The ruling, by the U.S. Third Circuit Court of Appeals in Philadelphia, is a defeat for the largest U.S. mobile service provider, a joint venture of Verizon Communications Inc and Britain's Vodafone Group Plc.
Lawyers for the plaintiffs and for Verizon Wireless either had no comment or were not immediately available for comment.
Many consumer contracts require that disputes be arbitrated individually. Consumer advocates say this can unreasonably favor companies by making it prohibitively costly to arbitrate, especially small claims.
In the Verizon Wireless case, plaintiffs Keith Litman and Robert Wachtel sought to sue on behalf of a class over the imposition of administrative charges on cellphone contracts.

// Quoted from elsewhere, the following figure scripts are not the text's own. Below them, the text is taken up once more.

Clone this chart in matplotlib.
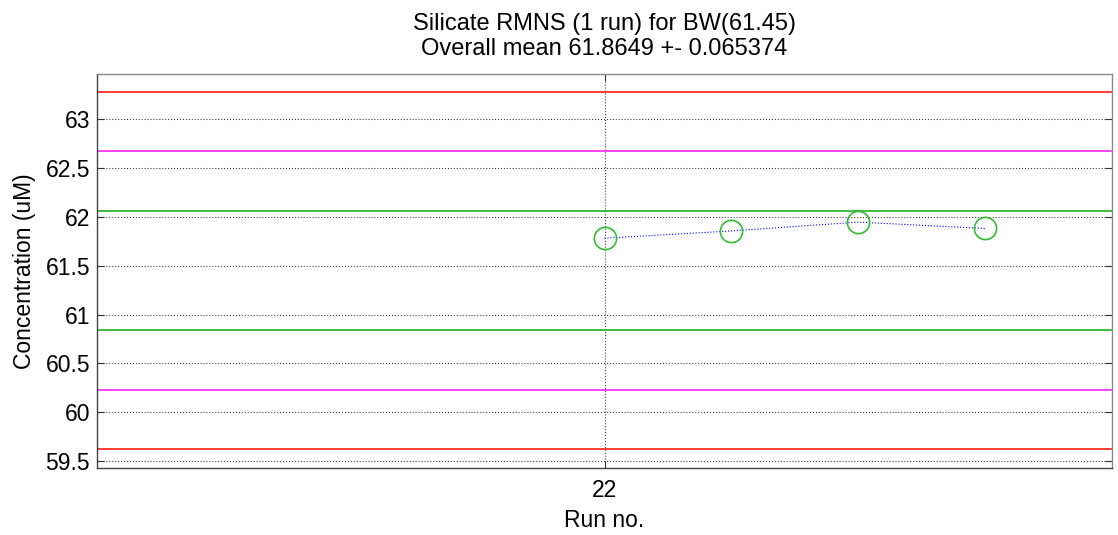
import matplotlib
matplotlib.use("Agg")
import matplotlib.pyplot as plt

plt.rcParams['font.family'] = ['Liberation Sans', 'DejaVu Sans']

# Sample positions within run 22 and measured silicate concentrations
run_positions = [22.0, 22.25, 22.5, 22.75]
concentrations = [61.78, 61.855, 61.945, 61.88]

# Reference value and control limits
reference = 61.45
limit_offsets = [0.61, 1.22, 1.83]
limit_colors = ['#2db82d', '#ff33ff', '#ff2a2a']

y_ticks = [59.5, 60, 60.5, 61, 61.5, 62, 62.5, 63]
x_ticks = [22]

FS = 16.5

fig = plt.figure(figsize=(11.18, 5.35), dpi=100)
ax = fig.add_axes([0.0868, 0.1252, 0.9078, 0.7365])

for off, col in zip(limit_offsets, limit_colors):
    ax.axhline(reference + off, color=col, lw=1.3, zorder=2)
    ax.axhline(reference - off, color=col, lw=1.3, zorder=2)

ax.plot(run_positions, concentrations, color='blue', ls=':', lw=0.8, zorder=3)
ax.plot(run_positions, concentrations, ls='none', marker='o', ms=16,
        mfc='none', mec='#33bb33', mew=1.2, zorder=4)

ax.set_xlim(21, 23)
ax.set_ylim(59.43, 63.46)
ax.set_yticks(y_ticks)
ax.set_yticklabels([f"{v:g}" for v in y_ticks])
ax.set_xticks(x_ticks)
ax.set_xticklabels([str(v) for v in x_ticks])

ax.grid(True, color='black', ls=':', lw=0.8, alpha=0.75)
ax.tick_params(direction='in', length=5, labelsize=FS, color='#333333',
               right=True, top=True)
ax.tick_params(axis='y', pad=5)
ax.tick_params(axis='x', pad=8)
for side, sp in ax.spines.items():
    sp.set_linewidth(1.0)
    sp.set_color('#444444' if side in ('left', 'bottom') else '#8a8a8a')

ax.set_xlabel('Run no.', fontsize=FS, labelpad=5)
ax.set_ylabel('Concentration (uM)', fontsize=FS, labelpad=7)
ax.set_title('Silicate RMNS (1 run) for BW(61.45)\nOverall mean 61.8649 +- 0.065374',
             fontsize=17, pad=14, linespacing=1.15)

fig.savefig('out.png', dpi=100)
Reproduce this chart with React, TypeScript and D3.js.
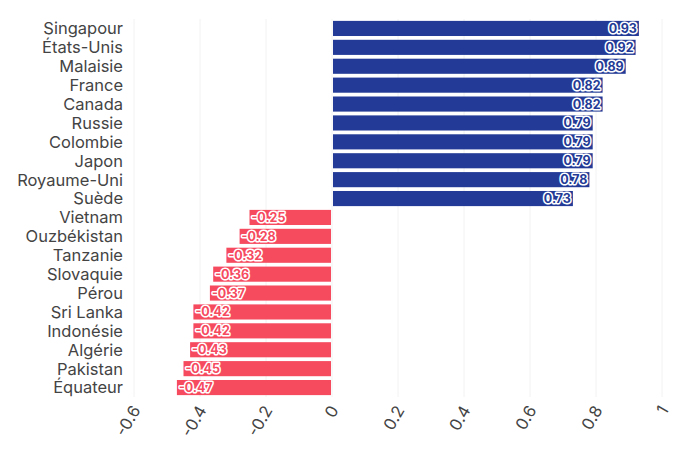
import React, { useEffect, useRef } from "react";
import * as d3 from "d3";

const countries = [
  "Singapour", "États-Unis", "Malaisie", "France", "Canada",
  "Russie", "Colombie", "Japon", "Royaume-Uni", "Suède",
  "Vietnam", "Ouzbékistan", "Tanzanie", "Slovaquie", "Pérou",
  "Sri Lanka", "Indonésie", "Algérie", "Pakistan", "Équateur",
];
const scores = [
  0.93, 0.92, 0.89, 0.82, 0.82, 0.79, 0.79, 0.79, 0.78, 0.73,
  -0.25, -0.28, -0.32, -0.36, -0.37, -0.42, -0.42, -0.43, -0.45, -0.47,
];
const xTicks = [-0.6, -0.4, -0.2, 0, 0.2, 0.4, 0.6, 0.8, 1];

const width = 700;
const height = 456;
const margin = { top: 19, right: 38, bottom: 59, left: 134 };
const blue = "#233b96";
const red = "#f64a5f";
const font = "Inter, 'Noto Sans', sans-serif";

// plain hyphen for negatives, as in the labels
const fmt = (v: number, digits?: number) =>
  (digits === undefined ? String(v) : v.toFixed(digits));

const App = () => {
  const ref = useRef<SVGSVGElement>(null);

  useEffect(() => {
    const svg = d3.select(ref.current);
    svg.selectAll("*").remove();

    const data = countries.map((c, i) => ({ country: c, value: scores[i] }));

    const x = d3.scaleLinear().domain([-0.6, 1]).range([margin.left, width - margin.right]);
    const y = d3.scaleBand()
      .domain(countries)
      .range([margin.top, height - margin.bottom])
      .paddingInner(0.2)
      .paddingOuter(0.1);

    // vertical grid
    svg.append("g")
      .selectAll("line")
      .data(xTicks)
      .join("line")
      .attr("x1", d => x(d))
      .attr("x2", d => x(d))
      .attr("y1", margin.top)
      .attr("y2", height - margin.bottom)
      .attr("stroke", "#f2f2f2")
      .attr("stroke-width", 1);

    svg.append("g")
      .selectAll("rect")
      .data(data)
      .join("rect")
      .attr("x", d => d.value > 0 ? x(0) + 1 : x(d.value))
      .attr("y", d => y(d.country)!)
      .attr("width", d => Math.abs(x(d.value) - x(0)) - 1)
      .attr("height", y.bandwidth())
      .attr("fill", d => d.value > 0 ? blue : red);

    // value labels inside the bar ends
    svg.append("g")
      .selectAll("text")
      .data(data)
      .join("text")
      .attr("x", d => d.value > 0 ? x(d.value) - 2 : x(d.value) + 2)
      .attr("y", d => y(d.country)! + y.bandwidth() / 2)
      .attr("dy", "0.36em")
      .attr("text-anchor", d => d.value > 0 ? "end" : "start")
      .attr("font-family", font)
      .attr("font-size", 12.5)
      .attr("font-weight", 700)
      .attr("fill", d => d.value > 0 ? blue : red)
      .attr("stroke", "#fff")
      .attr("stroke-width", 3)
      .attr("stroke-linejoin", "round")
      .attr("paint-order", "stroke")
      .text(d => fmt(d.value, 2));

    // category labels
    svg.append("g")
      .selectAll("text")
      .data(countries)
      .join("text")
      .attr("x", margin.left - 11)
      .attr("y", d => y(d)! + y.bandwidth() / 2)
      .attr("dy", "0.36em")
      .attr("text-anchor", "end")
      .attr("font-family", font)
      .attr("font-size", 16.5)
      .attr("fill", "#444")
      .text(d => d);

    // rotated x tick labels
    svg.append("g")
      .selectAll("text")
      .data(xTicks)
      .join("text")
      .attr("transform", d => `translate(${x(d) + 2},${height - margin.bottom + 10}) rotate(-60)`)
      .attr("dy", "0.36em")
      .attr("text-anchor", "end")
      .attr("font-family", font)
      .attr("font-size", 16.5)
      .attr("fill", "#444")
      .text(d => fmt(d));
  }, []);

  return (
    <svg
      ref={ref}
      width={width}
      height={height}
      viewBox={`0 0 ${width} ${height}`}
      style={{ position: "absolute", left: 0, top: 0, background: "#fff" }}
    />
  );
};

export default App;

They said a contractual clause mandating individual arbitration of such low value claims was unconscionable under New Jersey law, and void under a 2006 New Jersey Supreme Court ruling. The Third Circuit includes that state.
U.S. District Judge Freda Wolfson in Trenton rejected the claim in 2008. She said the Federal Arbitration Act preempted the 2006 ruling and establishes a strong federal policy favoring arbitration absent fraud or misrepresentation.
The Third Circuit, however, concluded that the New Jersey ruling did not conflict with the federal act because it reflected no hostility toward arbitration clauses.
Writing for the court, Judge Kent Jordan also distinguished a 2007 Third Circuit ruling on which Wolfson relied, saying its application of the federal act to Pennsylvania law appears to be dicta, or not essential, and thus not binding.
The Third Circuit sent the Verizon Wireless case back to the district court for further proceedings.
The case is Litman et al v. Cellco Partnership d/b/a Verizon Wireless, U.S. Third Circuit Court of Appeals, No. 08-4103.